--- start ---

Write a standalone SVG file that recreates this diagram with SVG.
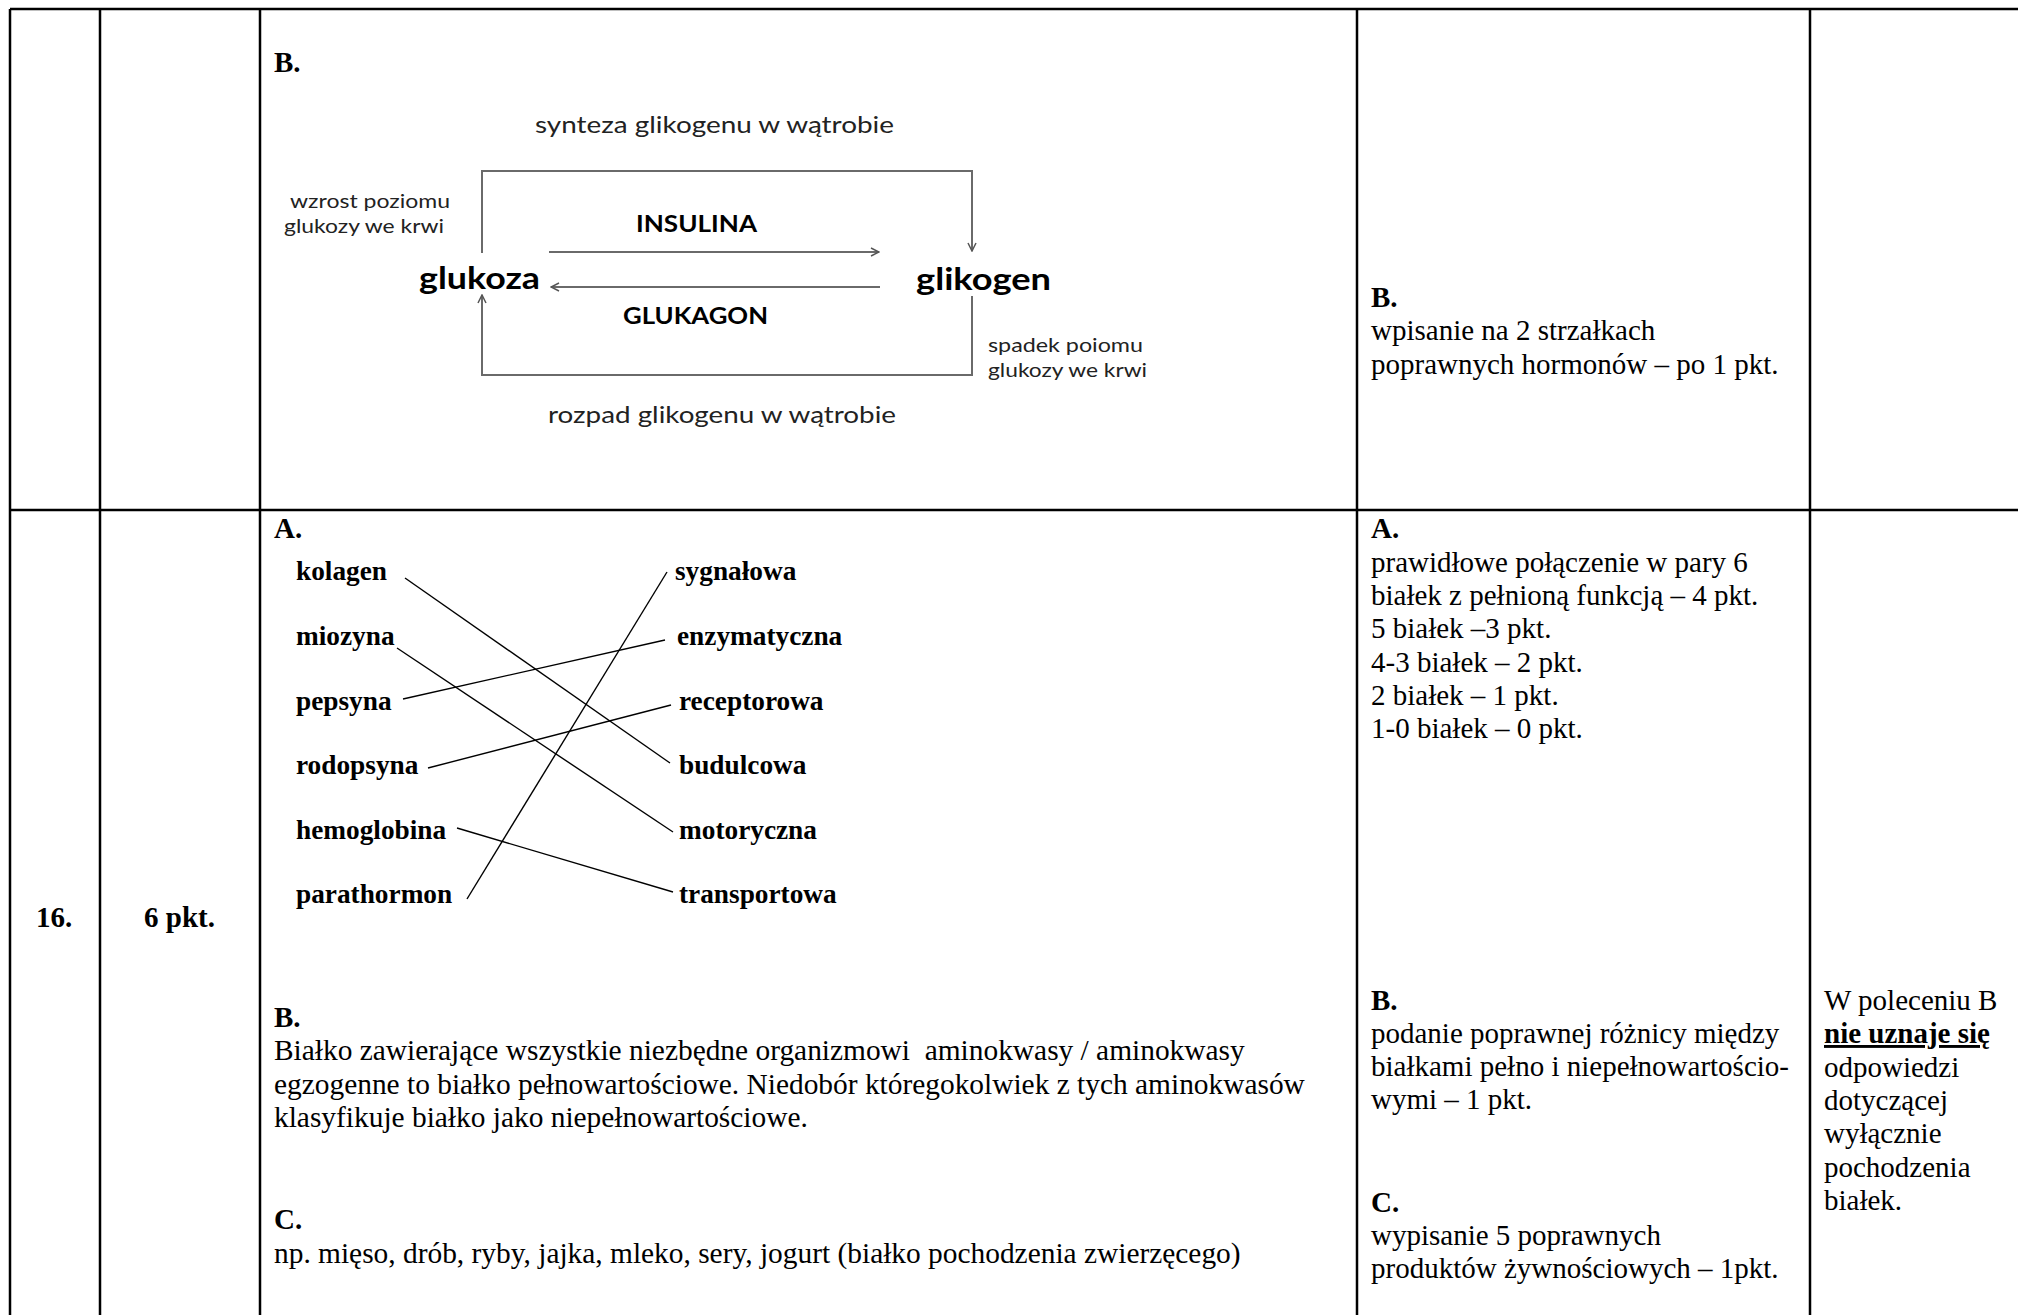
<svg xmlns="http://www.w3.org/2000/svg" width="2018" height="1315" viewBox="0 0 2018 1315">
<style>
.grid{stroke:#000;stroke-width:2.5;fill:none}
.t{font-family:"Liberation Serif","Times New Roman",serif;font-size:29px;fill:#000}
.w{font-size:29.4px}
.b{font-weight:bold}
.nm{font-family:"Liberation Serif","Times New Roman",serif;font-size:27.3px;font-weight:bold;fill:#000}
.d{font-family:Lato,"Open Sans",sans-serif;fill:#222}
.db{font-family:Lato,"Open Sans",sans-serif;font-weight:bold;fill:#000}
.ln{stroke:#000;stroke-width:1.4;fill:none}
.ar{stroke:#6a6a6a;stroke-width:2;fill:none}
</style>
<defs>
<marker id="chev" viewBox="0 0 10 10" refX="9" refY="5" markerWidth="10" markerHeight="10" markerUnits="userSpaceOnUse" orient="auto">
<path d="M1,1 L9,5 L1,9" fill="none" stroke="#555" stroke-width="1.5"/>
</marker>
</defs>
<rect width="2018" height="1315" fill="#fff"/>
<g id="table">
<line class="grid" x1="10" y1="9" x2="2018" y2="9"/>
<line class="grid" x1="10" y1="510" x2="2018" y2="510"/>
<line class="grid" x1="10" y1="9" x2="10" y2="1315"/>
<line class="grid" x1="100" y1="9" x2="100" y2="1315"/>
<line class="grid" x1="260" y1="9" x2="260" y2="1315"/>
<line class="grid" x1="1357" y1="9" x2="1357" y2="1315"/>
<line class="grid" x1="1810" y1="9" x2="1810" y2="1315"/>
</g>
<g id="row-top">
<text class="t b" x="274" y="72">B.</text>
<g id="criteria-top">
<text class="t b" x="1371" y="307">B.</text>
<text class="t" x="1371" y="340">wpisanie na 2 strzałkach</text>
<text class="t" x="1371" y="374">poprawnych hormonów – po 1 pkt.</text>
</g>
</g>
<g id="diagram-labels">
<text class="d" x="535" y="133" font-size="23" textLength="359" lengthAdjust="spacingAndGlyphs">synteza glikogenu w wątrobie</text>
<text class="d" x="290" y="208" font-size="20" textLength="160" lengthAdjust="spacingAndGlyphs">wzrost poziomu</text>
<text class="d" x="284" y="233" font-size="20" textLength="160" lengthAdjust="spacingAndGlyphs">glukozy we krwi</text>
<text class="db" x="636" y="232" font-size="23" textLength="121" lengthAdjust="spacingAndGlyphs">INSULINA</text>
<text class="db" x="623" y="324" font-size="23" textLength="145" lengthAdjust="spacingAndGlyphs">GLUKAGON</text>
<text class="d" x="988" y="352" font-size="20" textLength="155" lengthAdjust="spacingAndGlyphs">spadek poiomu</text>
<text class="d" x="988" y="377" font-size="20" textLength="159" lengthAdjust="spacingAndGlyphs">glukozy we krwi</text>
<text class="d" x="548" y="423" font-size="23" textLength="348" lengthAdjust="spacingAndGlyphs">rozpad glikogenu w wątrobie</text>
</g>
<g id="node-glukoza">
<text class="db" x="419" y="289" font-size="31" textLength="121" lengthAdjust="spacingAndGlyphs">glukoza</text>
</g>
<g id="node-glikogen">
<text class="db" x="916" y="290" font-size="31" textLength="135" lengthAdjust="spacingAndGlyphs">glikogen</text>
</g>
<g id="row-16">
<text class="t b" x="36" y="927">16.</text>
<text class="t b" x="144" y="927">6 pkt.</text>
<text class="t b" x="274" y="538">A.</text>
<g id="proteins">
<g id="p-kolagen"><text class="nm" x="296" y="580">kolagen</text></g>
<g id="p-miozyna"><text class="nm" x="296" y="645">miozyna</text></g>
<g id="p-pepsyna"><text class="nm" x="296" y="710">pepsyna</text></g>
<g id="p-rodopsyna"><text class="nm" x="296" y="774">rodopsyna</text></g>
<g id="p-hemoglobina"><text class="nm" x="296" y="839">hemoglobina</text></g>
<g id="p-parathormon"><text class="nm" x="296" y="903">parathormon</text></g>
</g>
<g id="functions">
<g id="f-sygnalowa"><text class="nm" x="675" y="580">sygnałowa</text></g>
<g id="f-enzymatyczna"><text class="nm" x="677" y="645">enzymatyczna</text></g>
<g id="f-receptorowa"><text class="nm" x="679" y="710">receptorowa</text></g>
<g id="f-budulcowa"><text class="nm" x="679" y="774">budulcowa</text></g>
<g id="f-motoryczna"><text class="nm" x="679" y="839">motoryczna</text></g>
<g id="f-transportowa"><text class="nm" x="679" y="903">transportowa</text></g>
</g>
<g id="answer-B">
<text class="t b" x="274" y="1027">B.</text>
<text class="t w" x="274" y="1060" xml:space="preserve">Białko zawierające wszystkie niezbędne organizmowi  aminokwasy / aminokwasy</text>
<text class="t w" x="274" y="1094">egzogenne to białko pełnowartościowe. Niedobór któregokolwiek z tych aminokwasów</text>
<text class="t w" x="274" y="1127">klasyfikuje białko jako niepełnowartościowe.</text>
</g>
<g id="answer-C">
<text class="t b" x="274" y="1229">C.</text>
<text class="t w" x="274" y="1263">np. mięso, drób, ryby, jajka, mleko, sery, jogurt (białko pochodzenia zwierzęcego)</text>
</g>
<g id="criteria-A">
<text class="t b" x="1371" y="538">A.</text>
<text class="t" x="1371" y="572">prawidłowe połączenie w pary 6</text>
<text class="t" x="1371" y="605">białek z pełnioną funkcją – 4 pkt.</text>
<text class="t" x="1371" y="638">5 białek –3 pkt.</text>
<text class="t" x="1371" y="672">4-3 białek – 2 pkt.</text>
<text class="t" x="1371" y="705">2 białek – 1 pkt.</text>
<text class="t" x="1371" y="738">1-0 białek – 0 pkt.</text>
</g>
<g id="criteria-B">
<text class="t b" x="1371" y="1010">B.</text>
<text class="t" x="1371" y="1043">podanie poprawnej różnicy między</text>
<text class="t" x="1371" y="1076">białkami pełno i niepełnowartościo-</text>
<text class="t" x="1371" y="1109">wymi – 1 pkt.</text>
</g>
<g id="criteria-C">
<text class="t b" x="1371" y="1212">C.</text>
<text class="t" x="1371" y="1245">wypisanie 5 poprawnych</text>
<text class="t" x="1371" y="1278">produktów żywnościowych – 1pkt.</text>
</g>
<g id="remarks">
<text class="t" x="1824" y="1010">W poleceniu B</text>
<text class="t b" x="1824" y="1043" text-decoration="underline">nie uznaje się</text>
<text class="t" x="1824" y="1077">odpowiedzi</text>
<text class="t" x="1824" y="1110">dotyczącej</text>
<text class="t" x="1824" y="1143">wyłącznie</text>
<text class="t" x="1824" y="1177">pochodzenia</text>
<text class="t" x="1824" y="1210">białek.</text>
</g>
</g>
<g id="connectors">
<polyline class="ar" points="482,253 482,171 972,171 972,251" marker-end="url(#chev)"/>
<line class="ar" x1="549" y1="252" x2="879" y2="252" marker-end="url(#chev)"/>
<line class="ar" x1="880" y1="287" x2="551" y2="287" marker-end="url(#chev)"/>
<polyline class="ar" points="972,296 972,375 482,375 482,295" marker-end="url(#chev)"/>
<line class="ln" x1="405" y1="578" x2="670" y2="763"/>
<line class="ln" x1="397" y1="648" x2="673" y2="832"/>
<line class="ln" x1="403" y1="699" x2="665" y2="640"/>
<line class="ln" x1="428" y1="768" x2="671" y2="705"/>
<line class="ln" x1="457" y1="828" x2="673" y2="892"/>
<line class="ln" x1="467" y1="899" x2="667" y2="572"/>
</g>
</svg>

--- end ---

### Work to do
Retype the listing exactly. Pictures do not belong in the copy.

### Answer to the exercise
Write a standalone SVG file that recreates this diagram with SVG.
<svg xmlns="http://www.w3.org/2000/svg" width="2018" height="1315" viewBox="0 0 2018 1315">
<style>
.grid{stroke:#000;stroke-width:2.5;fill:none}
.t{font-family:"Liberation Serif","Times New Roman",serif;font-size:29px;fill:#000}
.w{font-size:29.4px}
.b{font-weight:bold}
.nm{font-family:"Liberation Serif","Times New Roman",serif;font-size:27.3px;font-weight:bold;fill:#000}
.d{font-family:Lato,"Open Sans",sans-serif;fill:#222}
.db{font-family:Lato,"Open Sans",sans-serif;font-weight:bold;fill:#000}
.ln{stroke:#000;stroke-width:1.4;fill:none}
.ar{stroke:#6a6a6a;stroke-width:2;fill:none}
</style>
<defs>
<marker id="chev" viewBox="0 0 10 10" refX="9" refY="5" markerWidth="10" markerHeight="10" markerUnits="userSpaceOnUse" orient="auto">
<path d="M1,1 L9,5 L1,9" fill="none" stroke="#555" stroke-width="1.5"/>
</marker>
</defs>
<rect width="2018" height="1315" fill="#fff"/>
<g id="table">
<line class="grid" x1="10" y1="9" x2="2018" y2="9"/>
<line class="grid" x1="10" y1="510" x2="2018" y2="510"/>
<line class="grid" x1="10" y1="9" x2="10" y2="1315"/>
<line class="grid" x1="100" y1="9" x2="100" y2="1315"/>
<line class="grid" x1="260" y1="9" x2="260" y2="1315"/>
<line class="grid" x1="1357" y1="9" x2="1357" y2="1315"/>
<line class="grid" x1="1810" y1="9" x2="1810" y2="1315"/>
</g>
<g id="row-top">
<text class="t b" x="274" y="72">B.</text>
<g id="criteria-top">
<text class="t b" x="1371" y="307">B.</text>
<text class="t" x="1371" y="340">wpisanie na 2 strzałkach</text>
<text class="t" x="1371" y="374">poprawnych hormonów – po 1 pkt.</text>
</g>
</g>
<g id="diagram-labels">
<text class="d" x="535" y="133" font-size="23" textLength="359" lengthAdjust="spacingAndGlyphs">synteza glikogenu w wątrobie</text>
<text class="d" x="290" y="208" font-size="20" textLength="160" lengthAdjust="spacingAndGlyphs">wzrost poziomu</text>
<text class="d" x="284" y="233" font-size="20" textLength="160" lengthAdjust="spacingAndGlyphs">glukozy we krwi</text>
<text class="db" x="636" y="232" font-size="23" textLength="121" lengthAdjust="spacingAndGlyphs">INSULINA</text>
<text class="db" x="623" y="324" font-size="23" textLength="145" lengthAdjust="spacingAndGlyphs">GLUKAGON</text>
<text class="d" x="988" y="352" font-size="20" textLength="155" lengthAdjust="spacingAndGlyphs">spadek poiomu</text>
<text class="d" x="988" y="377" font-size="20" textLength="159" lengthAdjust="spacingAndGlyphs">glukozy we krwi</text>
<text class="d" x="548" y="423" font-size="23" textLength="348" lengthAdjust="spacingAndGlyphs">rozpad glikogenu w wątrobie</text>
</g>
<g id="node-glukoza">
<text class="db" x="419" y="289" font-size="31" textLength="121" lengthAdjust="spacingAndGlyphs">glukoza</text>
</g>
<g id="node-glikogen">
<text class="db" x="916" y="290" font-size="31" textLength="135" lengthAdjust="spacingAndGlyphs">glikogen</text>
</g>
<g id="row-16">
<text class="t b" x="36" y="927">16.</text>
<text class="t b" x="144" y="927">6 pkt.</text>
<text class="t b" x="274" y="538">A.</text>
<g id="proteins">
<g id="p-kolagen"><text class="nm" x="296" y="580">kolagen</text></g>
<g id="p-miozyna"><text class="nm" x="296" y="645">miozyna</text></g>
<g id="p-pepsyna"><text class="nm" x="296" y="710">pepsyna</text></g>
<g id="p-rodopsyna"><text class="nm" x="296" y="774">rodopsyna</text></g>
<g id="p-hemoglobina"><text class="nm" x="296" y="839">hemoglobina</text></g>
<g id="p-parathormon"><text class="nm" x="296" y="903">parathormon</text></g>
</g>
<g id="functions">
<g id="f-sygnalowa"><text class="nm" x="675" y="580">sygnałowa</text></g>
<g id="f-enzymatyczna"><text class="nm" x="677" y="645">enzymatyczna</text></g>
<g id="f-receptorowa"><text class="nm" x="679" y="710">receptorowa</text></g>
<g id="f-budulcowa"><text class="nm" x="679" y="774">budulcowa</text></g>
<g id="f-motoryczna"><text class="nm" x="679" y="839">motoryczna</text></g>
<g id="f-transportowa"><text class="nm" x="679" y="903">transportowa</text></g>
</g>
<g id="answer-B">
<text class="t b" x="274" y="1027">B.</text>
<text class="t w" x="274" y="1060" xml:space="preserve">Białko zawierające wszystkie niezbędne organizmowi  aminokwasy / aminokwasy</text>
<text class="t w" x="274" y="1094">egzogenne to białko pełnowartościowe. Niedobór któregokolwiek z tych aminokwasów</text>
<text class="t w" x="274" y="1127">klasyfikuje białko jako niepełnowartościowe.</text>
</g>
<g id="answer-C">
<text class="t b" x="274" y="1229">C.</text>
<text class="t w" x="274" y="1263">np. mięso, drób, ryby, jajka, mleko, sery, jogurt (białko pochodzenia zwierzęcego)</text>
</g>
<g id="criteria-A">
<text class="t b" x="1371" y="538">A.</text>
<text class="t" x="1371" y="572">prawidłowe połączenie w pary 6</text>
<text class="t" x="1371" y="605">białek z pełnioną funkcją – 4 pkt.</text>
<text class="t" x="1371" y="638">5 białek –3 pkt.</text>
<text class="t" x="1371" y="672">4-3 białek – 2 pkt.</text>
<text class="t" x="1371" y="705">2 białek – 1 pkt.</text>
<text class="t" x="1371" y="738">1-0 białek – 0 pkt.</text>
</g>
<g id="criteria-B">
<text class="t b" x="1371" y="1010">B.</text>
<text class="t" x="1371" y="1043">podanie poprawnej różnicy między</text>
<text class="t" x="1371" y="1076">białkami pełno i niepełnowartościo-</text>
<text class="t" x="1371" y="1109">wymi – 1 pkt.</text>
</g>
<g id="criteria-C">
<text class="t b" x="1371" y="1212">C.</text>
<text class="t" x="1371" y="1245">wypisanie 5 poprawnych</text>
<text class="t" x="1371" y="1278">produktów żywnościowych – 1pkt.</text>
</g>
<g id="remarks">
<text class="t" x="1824" y="1010">W poleceniu B</text>
<text class="t b" x="1824" y="1043" text-decoration="underline">nie uznaje się</text>
<text class="t" x="1824" y="1077">odpowiedzi</text>
<text class="t" x="1824" y="1110">dotyczącej</text>
<text class="t" x="1824" y="1143">wyłącznie</text>
<text class="t" x="1824" y="1177">pochodzenia</text>
<text class="t" x="1824" y="1210">białek.</text>
</g>
</g>
<g id="connectors">
<polyline class="ar" points="482,253 482,171 972,171 972,251" marker-end="url(#chev)"/>
<line class="ar" x1="549" y1="252" x2="879" y2="252" marker-end="url(#chev)"/>
<line class="ar" x1="880" y1="287" x2="551" y2="287" marker-end="url(#chev)"/>
<polyline class="ar" points="972,296 972,375 482,375 482,295" marker-end="url(#chev)"/>
<line class="ln" x1="405" y1="578" x2="670" y2="763"/>
<line class="ln" x1="397" y1="648" x2="673" y2="832"/>
<line class="ln" x1="403" y1="699" x2="665" y2="640"/>
<line class="ln" x1="428" y1="768" x2="671" y2="705"/>
<line class="ln" x1="457" y1="828" x2="673" y2="892"/>
<line class="ln" x1="467" y1="899" x2="667" y2="572"/>
</g>
</svg>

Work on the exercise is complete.